Optimizing Lakehouse usage using System level Data Product¶

This topic explores how to leverage Lakehouse Insights to identify and resolve inefficiencies in data lake storage and performance. You'll learn how to optimize query response times, reduce storage costs, and streamline data operations using system level Data Product with actionable insights.

Scenario¶

After mastering credential security and establishing reliable data source connections, you now face a new challenge: inefficiencies in your data lake, including slow query responses and rising storage costs. To tackle these issues, you turn to Lakehouse Insights, a system-level data product designed to optimize data lake performance by identifying and addressing inefficiencies in Lakehouse storage.

Overview of Lakehouse Insights¶

Lakehouse Insights is a system-level data product within DataOS that helps DataOS Operator or Platform Administrator to:

Identify inefficiencies in metadata management.
Optimize data storage and partitioning strategies.
Improve overall query performance.

Benefits¶

Enhanced query response times.
Reduced operational costs through better storage and compute optimization.
Improved resource allocation and partitioning strategies for seamless data operations.

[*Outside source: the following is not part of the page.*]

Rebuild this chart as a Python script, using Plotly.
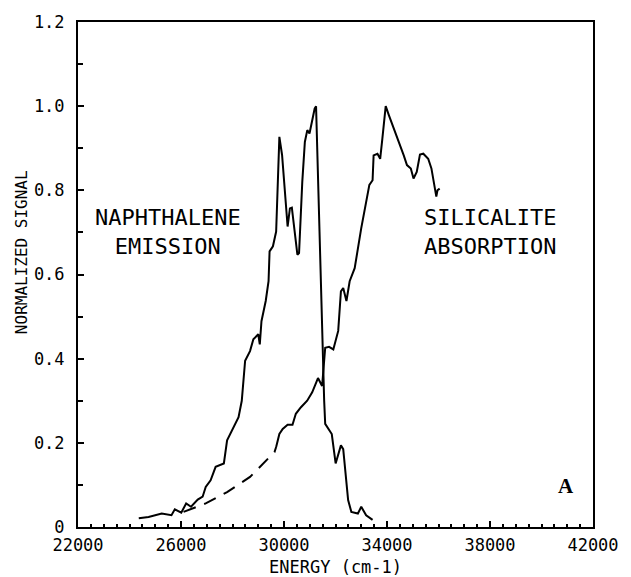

Accessing Lakehouse Insights Data Product¶

Navigate to the Data Product Hub:
- Log in to the DataOS Graphical User Interface and go to the Data Product Hub.
Find the ‘Lakehouse Insights’ Data Product:
- Locate the Lakehouse Insights Data Product within the Data Product Hub.
Explore insights:
- Open the ‘Explore’ tab on the Lakehouse Insights details page.
Execute queries:
- Use the Data Product Explore interface to run queries and uncover actionable insights.

Key findings and recommended actions¶

Scenario 1: Too many small files¶

Insight:

Datasets with an excessive number of small files create inefficiencies in querying due to higher metadata overhead and runtime file open costs.

Sample query:

Use the Data Product Hub Explore tab to analyze file size and count. He selects dimensions such as file_count and average_file_size to identify datasets with small file issues.

Action:

Use the rewrite_dataset Flare action to compact small files into larger ones.

Steps:

Identify datasets with a high file count using the sample query.
Run the rewrite_dataset Flare action to combine small files and improve performance.

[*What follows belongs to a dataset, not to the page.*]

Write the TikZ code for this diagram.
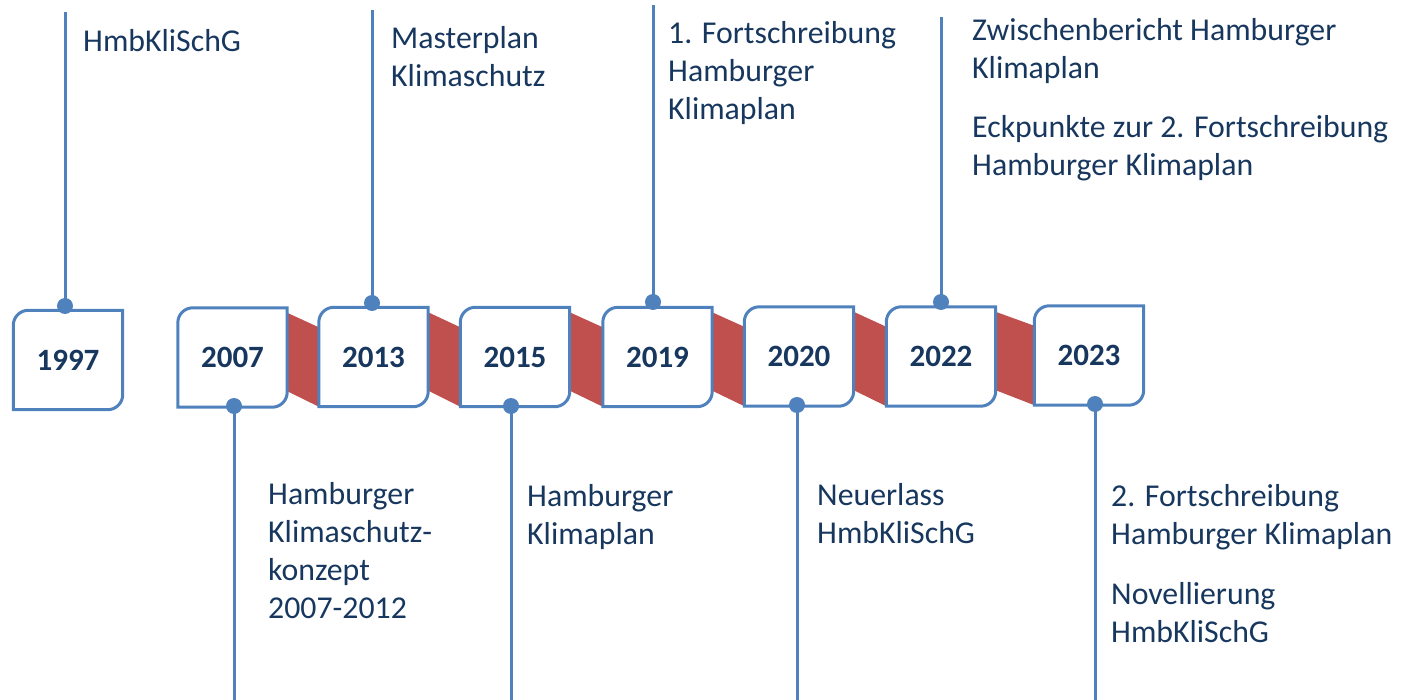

Scenario 2: Improper partitioning¶

Insight:

Datasets with misaligned partitions—where the write cadence differs from the query cadence—cause slower execution and greater resource consumption.

Sample Query:

Use the Data Product Hub Explore Tab to assess partition alignment by comparing file_count and partition_count.

Action:

Use the repartition Flare action to redistribute files evenly across partitions.

Steps:

Identify datasets with partition misalignment using the sample query.
Run the repartition Flare action to balance partitions for efficient querying.

Sample queries¶

1. Data growth and storage utilization¶

Which tables have the highest total records added recently?
- Measures: total_records_added
- Dimensions: table_name
- Filters: Use commit_timestamp to focus on recent activity, such as the last week or month.

2. Operational efficiency¶

What is the success rate of operations per operation type?
- Measures: successful_operation, failed_operation, total_operations
- Dimensions: operation_type
- Filters: Analyze over a specific time period using commit_timestamp.
How does the files_per_partition_ratio vary across tables, and what impact might this have on performance?
- Measures: files_per_partition_ratio
- Dimensions: table_name
- Filters: Filter by schema_name to focus on a particular database.
What is the mean staleness of data in each table?
- Measures: mean_staleness
- Dimensions: table_name
- Filters: Identify tables that may need attention due to outdated data.

3. User activity and engagement¶

How many unique users are querying the system daily?
- Measures: user_count
- Dimensions: timestamp
- Filters: Analyze user engagement over time.
Which users are generating the highest number of queries?
- Measures: daily_query_count
- Dimensions: user
- Filters: Identify power users or potential system abusers.

4. System performance and reliability¶

What is the overall fail rate of queries, and how does it change over time?
- Measures: fail_rate
- Dimensions: timestamp
- Filters: Monitor system reliability and detect anomalies.

5. Error analysis and troubleshooting¶

What are the most common error messages, and which users are getting them?
- Dimensions: error_message, query
- Filters: Use timestamp to focus on recent issues; filter by user to identify if specific users face more errors.